======== GIVEN INFORMATION ========
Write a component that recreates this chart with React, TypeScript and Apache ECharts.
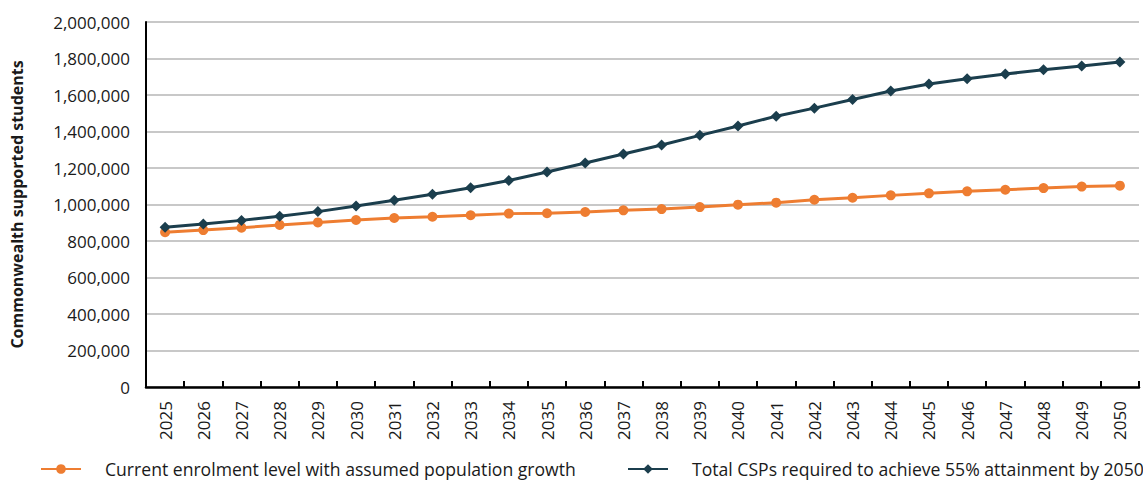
import React, { useEffect, useRef } from "react";
import * as echarts from "echarts";

const years = [
  "2025", "2026", "2027", "2028", "2029", "2030", "2031", "2032", "2033",
  "2034", "2035", "2036", "2037", "2038", "2039", "2040", "2041", "2042",
  "2043", "2044", "2045", "2046", "2047", "2048", "2049", "2050",
];

const currentEnrolment = [
  848000, 860000, 873000, 888000, 902000, 915000, 926000, 933000, 941000,
  950000, 952000, 959000, 968000, 975000, 986000, 999000, 1010000, 1026000,
  1037000, 1050000, 1061000, 1072000, 1081000, 1090000, 1098000, 1103000,
];

const totalCSPs = [
  875000, 893000, 913000, 935000, 961000, 992000, 1023000, 1056000, 1092000,
  1132000, 1178000, 1227000, 1277000, 1326000, 1379000, 1430000, 1484000, 1528000,
  1575000, 1622000, 1660000, 1689000, 1715000, 1738000, 1759000, 1781000,
];

const seriesNames = [
  "Current enrolment level with assumed population growth",
  "Total CSPs required to achieve 55% attainment by 2050",
];

const yAxisTitle = "Commonwealth supported students";

const FONT = "'Open Sans', 'Noto Sans', sans-serif";
const ORANGE = "#EE7D31";
const DARK = "#1B3E4D";

export default function App() {
  const ref = useRef<HTMLDivElement>(null);

  useEffect(() => {
    if (!ref.current) return;
    const chart = echarts.init(ref.current, undefined, { renderer: "svg" });
    const legendText = {
      fontFamily: FONT,
      fontSize: 17.6,
      color: "#1a1a1a",
      padding: [0, 0, 0, 19],
    };
    chart.setOption({
      animation: false,
      backgroundColor: "#ffffff",
      textStyle: { fontFamily: FONT },
      grid: {
        left: 146,
        right: 4,
        top: 22,
        bottom: 98,
        containLabel: false,
        outerBoundsMode: "none",
      },
      legend: [
        {
          data: [seriesNames[0]],
          left: 40,
          top: 460,
          padding: 0,
          itemWidth: 40,
          itemHeight: 12,
          textStyle: legendText,
        },
        {
          data: [seriesNames[1]],
          left: 627,
          top: 460,
          padding: 0,
          itemWidth: 40,
          itemHeight: 12,
          textStyle: legendText,
        },
      ],
      xAxis: {
        type: "category",
        data: years,
        boundaryGap: true,
        axisLine: { show: true, lineStyle: { color: "#000", width: 2.5 } },
        axisTick: {
          show: true,
          inside: true,
          length: 6,
          lineStyle: { color: "#000", width: 2 },
        },
        axisLabel: {
          rotate: 90,
          margin: 14,
          fontSize: 17,
          color: "#1a1a1a",
          fontFamily: FONT,
        },
        splitLine: { show: false },
      },
      yAxis: {
        type: "value",
        min: 0,
        max: 2000000,
        interval: 200000,
        name: yAxisTitle,
        nameLocation: "middle",
        nameGap: 121,
        nameTextStyle: {
          fontFamily: FONT,
          fontSize: 16,
          fontWeight: "bold",
          color: "#1a1a1a",
        },
        axisLine: { show: true, lineStyle: { color: "#000", width: 2 } },
        axisTick: { show: false },
        axisLabel: {
          margin: 16,
          fontSize: 17,
          color: "#1a1a1a",
          fontFamily: FONT,
          formatter: (v: number) => v.toLocaleString("en-US"),
        },
        splitLine: { show: true, lineStyle: { color: "#c8c8c8", width: 2 } },
      },
      series: [
        {
          name: seriesNames[0],
          type: "line",
          data: currentEnrolment,
          symbol: "circle",
          symbolSize: 10,
          itemStyle: { color: ORANGE },
          lineStyle: { color: ORANGE, width: 3 },
        },
        {
          name: seriesNames[1],
          type: "line",
          data: totalCSPs,
          symbol: "diamond",
          symbolSize: 11,
          itemStyle: { color: DARK },
          lineStyle: { color: DARK, width: 3 },
        },
      ],
    });
    return () => chart.dispose();
  }, []);

  return (
    <div
      ref={ref}
      style={{ position: "fixed", left: 0, top: 0, width: 1143, height: 485 }}
    />
  );
}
========
Word for word, quote the full listing, omitting every picture.

## SOLUTION
Write a component that recreates this chart with React, TypeScript and Apache ECharts.
import React, { useEffect, useRef } from "react";
import * as echarts from "echarts";

const years = [
  "2025", "2026", "2027", "2028", "2029", "2030", "2031", "2032", "2033",
  "2034", "2035", "2036", "2037", "2038", "2039", "2040", "2041", "2042",
  "2043", "2044", "2045", "2046", "2047", "2048", "2049", "2050",
];

const currentEnrolment = [
  848000, 860000, 873000, 888000, 902000, 915000, 926000, 933000, 941000,
  950000, 952000, 959000, 968000, 975000, 986000, 999000, 1010000, 1026000,
  1037000, 1050000, 1061000, 1072000, 1081000, 1090000, 1098000, 1103000,
];

const totalCSPs = [
  875000, 893000, 913000, 935000, 961000, 992000, 1023000, 1056000, 1092000,
  1132000, 1178000, 1227000, 1277000, 1326000, 1379000, 1430000, 1484000, 1528000,
  1575000, 1622000, 1660000, 1689000, 1715000, 1738000, 1759000, 1781000,
];

const seriesNames = [
  "Current enrolment level with assumed population growth",
  "Total CSPs required to achieve 55% attainment by 2050",
];

const yAxisTitle = "Commonwealth supported students";

const FONT = "'Open Sans', 'Noto Sans', sans-serif";
const ORANGE = "#EE7D31";
const DARK = "#1B3E4D";

export default function App() {
  const ref = useRef<HTMLDivElement>(null);

  useEffect(() => {
    if (!ref.current) return;
    const chart = echarts.init(ref.current, undefined, { renderer: "svg" });
    const legendText = {
      fontFamily: FONT,
      fontSize: 17.6,
      color: "#1a1a1a",
      padding: [0, 0, 0, 19],
    };
    chart.setOption({
      animation: false,
      backgroundColor: "#ffffff",
      textStyle: { fontFamily: FONT },
      grid: {
        left: 146,
        right: 4,
        top: 22,
        bottom: 98,
        containLabel: false,
        outerBoundsMode: "none",
      },
      legend: [
        {
          data: [seriesNames[0]],
          left: 40,
          top: 460,
          padding: 0,
          itemWidth: 40,
          itemHeight: 12,
          textStyle: legendText,
        },
        {
          data: [seriesNames[1]],
          left: 627,
          top: 460,
          padding: 0,
          itemWidth: 40,
          itemHeight: 12,
          textStyle: legendText,
        },
      ],
      xAxis: {
        type: "category",
        data: years,
        boundaryGap: true,
        axisLine: { show: true, lineStyle: { color: "#000", width: 2.5 } },
        axisTick: {
          show: true,
          inside: true,
          length: 6,
          lineStyle: { color: "#000", width: 2 },
        },
        axisLabel: {
          rotate: 90,
          margin: 14,
          fontSize: 17,
          color: "#1a1a1a",
          fontFamily: FONT,
        },
        splitLine: { show: false },
      },
      yAxis: {
        type: "value",
        min: 0,
        max: 2000000,
        interval: 200000,
        name: yAxisTitle,
        nameLocation: "middle",
        nameGap: 121,
        nameTextStyle: {
          fontFamily: FONT,
          fontSize: 16,
          fontWeight: "bold",
          color: "#1a1a1a",
        },
        axisLine: { show: true, lineStyle: { color: "#000", width: 2 } },
        axisTick: { show: false },
        axisLabel: {
          margin: 16,
          fontSize: 17,
          color: "#1a1a1a",
          fontFamily: FONT,
          formatter: (v: number) => v.toLocaleString("en-US"),
        },
        splitLine: { show: true, lineStyle: { color: "#c8c8c8", width: 2 } },
      },
      series: [
        {
          name: seriesNames[0],
          type: "line",
          data: currentEnrolment,
          symbol: "circle",
          symbolSize: 10,
          itemStyle: { color: ORANGE },
          lineStyle: { color: ORANGE, width: 3 },
        },
        {
          name: seriesNames[1],
          type: "line",
          data: totalCSPs,
          symbol: "diamond",
          symbolSize: 11,
          itemStyle: { color: DARK },
          lineStyle: { color: DARK, width: 3 },
        },
      ],
    });
    return () => chart.dispose();
  }, []);

  return (
    <div
      ref={ref}
      style={{ position: "fixed", left: 0, top: 0, width: 1143, height: 485 }}
    />
  );
}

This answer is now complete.